What to produce =
Can you write out all the lines word for word, with no pictures?

Data shown =
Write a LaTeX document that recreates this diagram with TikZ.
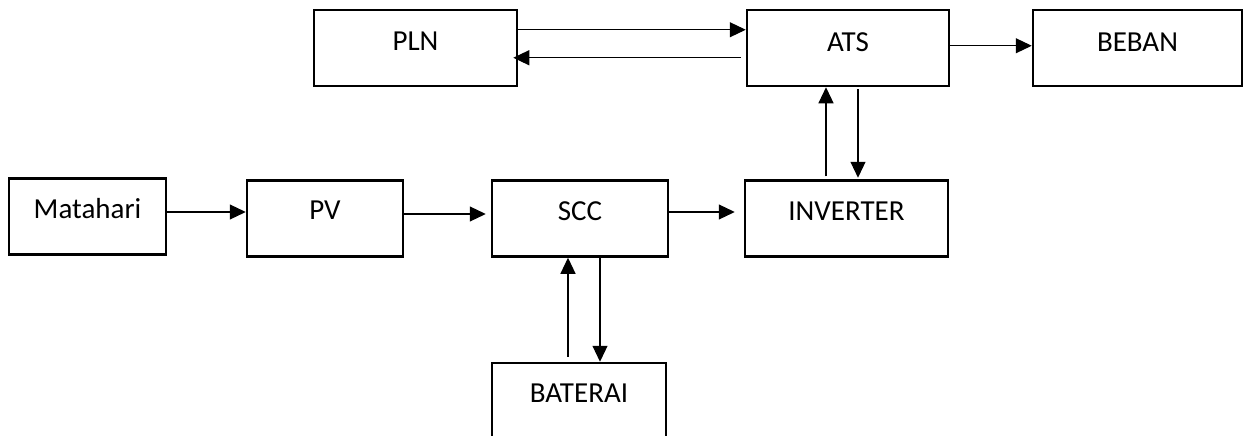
\documentclass[tikz,border=0pt]{standalone}
\usepackage{fontspec}
\setmainfont{Carlito}
\usetikzlibrary{arrows.meta}

\tikzset{
    blok/.style={draw=black, line width=2.5pt, minimum width=#1, minimum height=76pt},
    teks/.style={font=\fontsize{29}{33}\selectfont},
    panah/.style={black, line width=1.1pt, -{Triangle[length=16pt,width=15pt]}}
}

\begin{document}
\begin{tikzpicture}[x=1pt,y=1pt]
            \tikzstyle{every node}+=[inner sep=0pt]
            \path [use as bounding box, clip] (0,0) rectangle (1244,-436);
            \node (pln) [blok=203pt] at (415.5,-48) {};
            \node (ats) [blok=202pt] at (848,-48) {};
            \node (beban) [blok=209pt] at (1137.5,-48) {};
            \node (matahari) [blok=157pt] at (87.5,-216.5) {};
            \node (pv) [blok=156pt] at (325,-218.5) {};
            \node (scc) [blok=176pt] at (580,-218.5) {};
            \node (inverter) [blok=203pt] at (846.5,-218.5) {};
            \node (baterai) [blok=174pt] at (579,-401) {};
            \node (plnteks) [teks] at ([yshift=-32pt]pln.north) {PLN};
            \node (atsteks) [teks] at ([yshift=-33pt]ats.north) {ATS};
            \node (bebanteks) [teks] at ([yshift=-33pt]beban.north) {BEBAN};
            \node (mataharitekst) [teks] at ([yshift=-31pt]matahari.north) {Matahari};
            \node (pvteks) [teks] at ([yshift=-31pt]pv.north) {PV};
            \node (sccteks) [teks] at ([yshift=-32pt]scc.north) {SCC};
            \node (inverterteks) [teks] at ([yshift=-32pt]inverter.north) {INVERTER};
            \node (bateraiteks) [teks] at ([yshift=-31pt]baterai.north) {BATERAI};
            \draw [panah] ([yshift=-21pt]pln.north east) -- ([yshift=-21pt]ats.north west);
            \draw [panah] ([xshift=-5pt,yshift=-49pt]ats.north west) -- ([xshift=-5pt,yshift=-49pt]pln.north east);
            \draw [panah] ([xshift=-2pt,yshift=-37pt]ats.north east) -- ([yshift=-37pt]beban.north west);
            \draw [panah] ([yshift=4.5pt]matahari.east) -- ([yshift=4.5pt]matahari.east -| pv.west);
            \draw [panah] ([yshift=4.5pt]pv.east) -- ([xshift=-5pt,yshift=4.5pt]scc.west);
            \draw [panah] ([yshift=6.5pt]scc.east) -- ([xshift=-9pt,yshift=6.5pt]inverter.west);
            \draw [panah] ([xshift=-22pt,yshift=-89pt]ats.south) -- ([xshift=-22pt]ats.south);
            \draw [panah] ([xshift=10pt,yshift=-2pt]ats.south) -- ([xshift=11.5pt,yshift=1.5pt]inverter.north);
            \draw [panah] ([xshift=-11pt,yshift=5pt]baterai.north) -- ([xshift=-12pt]scc.south);
            \draw [panah] ([xshift=20pt]scc.south) -- ([xshift=21pt]baterai.north);
\end{tikzpicture}
\end{document}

Solution for this problem =
Write a LaTeX document that recreates this diagram with TikZ.
\documentclass[tikz,border=0pt]{standalone}
\usepackage{fontspec}
\setmainfont{Carlito}
\usetikzlibrary{arrows.meta}

\tikzset{
    blok/.style={draw=black, line width=2.5pt, minimum width=#1, minimum height=76pt},
    teks/.style={font=\fontsize{29}{33}\selectfont},
    panah/.style={black, line width=1.1pt, -{Triangle[length=16pt,width=15pt]}}
}

\begin{document}
\begin{tikzpicture}[x=1pt,y=1pt]
            \tikzstyle{every node}+=[inner sep=0pt]
            \path [use as bounding box, clip] (0,0) rectangle (1244,-436);
            \node (pln) [blok=203pt] at (415.5,-48) {};
            \node (ats) [blok=202pt] at (848,-48) {};
            \node (beban) [blok=209pt] at (1137.5,-48) {};
            \node (matahari) [blok=157pt] at (87.5,-216.5) {};
            \node (pv) [blok=156pt] at (325,-218.5) {};
            \node (scc) [blok=176pt] at (580,-218.5) {};
            \node (inverter) [blok=203pt] at (846.5,-218.5) {};
            \node (baterai) [blok=174pt] at (579,-401) {};
            \node (plnteks) [teks] at ([yshift=-32pt]pln.north) {PLN};
            \node (atsteks) [teks] at ([yshift=-33pt]ats.north) {ATS};
            \node (bebanteks) [teks] at ([yshift=-33pt]beban.north) {BEBAN};
            \node (mataharitekst) [teks] at ([yshift=-31pt]matahari.north) {Matahari};
            \node (pvteks) [teks] at ([yshift=-31pt]pv.north) {PV};
            \node (sccteks) [teks] at ([yshift=-32pt]scc.north) {SCC};
            \node (inverterteks) [teks] at ([yshift=-32pt]inverter.north) {INVERTER};
            \node (bateraiteks) [teks] at ([yshift=-31pt]baterai.north) {BATERAI};
            \draw [panah] ([yshift=-21pt]pln.north east) -- ([yshift=-21pt]ats.north west);
            \draw [panah] ([xshift=-5pt,yshift=-49pt]ats.north west) -- ([xshift=-5pt,yshift=-49pt]pln.north east);
            \draw [panah] ([xshift=-2pt,yshift=-37pt]ats.north east) -- ([yshift=-37pt]beban.north west);
            \draw [panah] ([yshift=4.5pt]matahari.east) -- ([yshift=4.5pt]matahari.east -| pv.west);
            \draw [panah] ([yshift=4.5pt]pv.east) -- ([xshift=-5pt,yshift=4.5pt]scc.west);
            \draw [panah] ([yshift=6.5pt]scc.east) -- ([xshift=-9pt,yshift=6.5pt]inverter.west);
            \draw [panah] ([xshift=-22pt,yshift=-89pt]ats.south) -- ([xshift=-22pt]ats.south);
            \draw [panah] ([xshift=10pt,yshift=-2pt]ats.south) -- ([xshift=11.5pt,yshift=1.5pt]inverter.north);
            \draw [panah] ([xshift=-11pt,yshift=5pt]baterai.north) -- ([xshift=-12pt]scc.south);
            \draw [panah] ([xshift=20pt]scc.south) -- ([xshift=21pt]baterai.north);
\end{tikzpicture}
\end{document}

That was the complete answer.